Edward Bulmer's Spanish White is a cool, chalky off-white, and the trick to making it sing is to keep everything around it in the same cool, slightly greyed family. Lean into soft greyed greens and pale stone, and choose polished nickel for taps and handles rather than brass — warm metals fight the temperature of this colour.
For a partnering green, Mylands Artichoke BH.13 (LRV 27.6) is the one I'd reach for. It's a muted, dusty green that sits comfortably against Spanish White without ever feeling jarring — proper soft sage territory, ideal for a feature wall, panelling or joinery in a room where the walls stay pale.

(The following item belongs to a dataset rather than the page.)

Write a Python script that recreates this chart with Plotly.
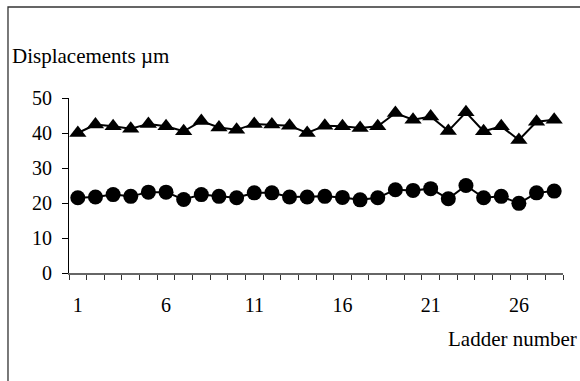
import plotly.graph_objects as go

ladder = list(range(1, 29))
upper_um = [40.0, 42.4, 41.9, 41.2, 42.6, 41.9, 40.5, 43.4, 41.6, 40.9,
            42.6, 42.4, 42.1, 40.0, 42.1, 41.9, 41.4, 41.9, 45.7, 43.8,
            44.7, 40.6, 45.9, 40.5, 41.9, 38.0, 43.2, 43.8]
lower_um = [21.5, 21.7, 22.4, 21.9, 23.1, 23.1, 21.0, 22.4, 21.9, 21.5,
            22.9, 22.9, 21.7, 21.7, 21.9, 21.6, 20.9, 21.5, 23.8, 23.6,
            24.1, 21.2, 25.0, 21.5, 21.9, 19.9, 22.9, 23.4]
x_tick_vals = [1, 6, 11, 16, 21, 26]
y_tick_vals = [0, 10, 20, 30, 40, 50]

FONT = "Liberation Serif"

fig = go.Figure()
fig.add_trace(go.Scatter(
    x=ladder, y=upper_um, mode="lines+markers",
    line=dict(color="black", width=2),
    marker=dict(symbol="triangle-up", size=15, color="black"),
    showlegend=False))
fig.add_trace(go.Scatter(
    x=ladder, y=lower_um, mode="lines+markers",
    line=dict(color="black", width=2),
    marker=dict(symbol="circle", size=15, color="black"),
    showlegend=False))

fig.update_layout(
    width=580, height=381,
    margin=dict(l=69, r=17, t=98, b=108),
    paper_bgcolor="white", plot_bgcolor="white",
    font=dict(family=FONT, size=20, color="black"),
    xaxis=dict(
        range=[0.5, 28.5], tickmode="array", tickvals=x_tick_vals,
        ticktext=[str(v) for v in x_tick_vals], ticks="",
        showgrid=False, zeroline=False,
        showline=True, linecolor="#666666", linewidth=1.5,
        ticklabelstandoff=13,
        minor=dict(tickmode="linear", tick0=0.5, dtick=1, ticks="outside",
                   ticklen=5, tickwidth=1, tickcolor="#333333", showgrid=False),
    ),
    yaxis=dict(
        range=[0, 50], tickmode="array", tickvals=y_tick_vals,
        ticks="outside", ticklen=6, tickwidth=1, tickcolor="black",
        showgrid=False, zeroline=False,
        showline=True, linecolor="black", linewidth=1,
        ticklabelstandoff=6,
    ),
    shapes=[dict(type="rect", xref="paper", yref="paper",
                 x0=-0.1235, x1=1.2, y0=-0.8, y1=1.52,
                 line=dict(color="#333333", width=1.3), layer="below")],
    annotations=[
        dict(text="Displacements µm", xref="paper", yref="paper",
             x=-0.119, y=1.242, xanchor="left", yanchor="middle",
             showarrow=False, font=dict(family=FONT, size=21)),
        dict(text="Ladder number", xref="paper", yref="paper",
             x=1.032, y=-0.376, xanchor="right", yanchor="middle",
             showarrow=False, font=dict(family=FONT, size=21)),
    ],
)

fig.write_html("out.html",
               config={"displayModeBar": False, "staticPlot": True},
               post_script="document.body.style.margin='0';"
                           "document.body.style.overflow='hidden';")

Want a touch of depth and drama? Dulux Sapphire Springs 1 (LRV 6.4) is a deep, near-inky blue that works beautifully as an accent — a chimney breast, a back wall in an alcove, or the inside of bookshelves. At that LRV it's properly dark, so use it where you want contrast rather than over a whole room.
For woodwork and trim, Paint & Paper Library Slate IV (LRV 67.5) is the move. It's a pale, soft stone-grey that gives you definition against the Spanish White without breaking the cool palette. That's exactly the pale-stone-for-woodwork strategy that suits this colour — quiet, considered, and it lets the green and blue do the talking.
The one thing to avoid: don't reach for a warmer cream or a magnolia-ish off-white as a companion. The moment you put a yellow-based cream next to Spanish White, the white reads grey and dull rather than chalky and fresh. Keep your whole scheme on the cool side of the line and you'll get that elegant, slightly Scandinavian calm this colour does so well.
Practical tip: sample Spanish White against both north and south light before committing — cool whites shift more than you'd expect, and you want to be sure the greyed greens still feel soft rather than flat in your particular room.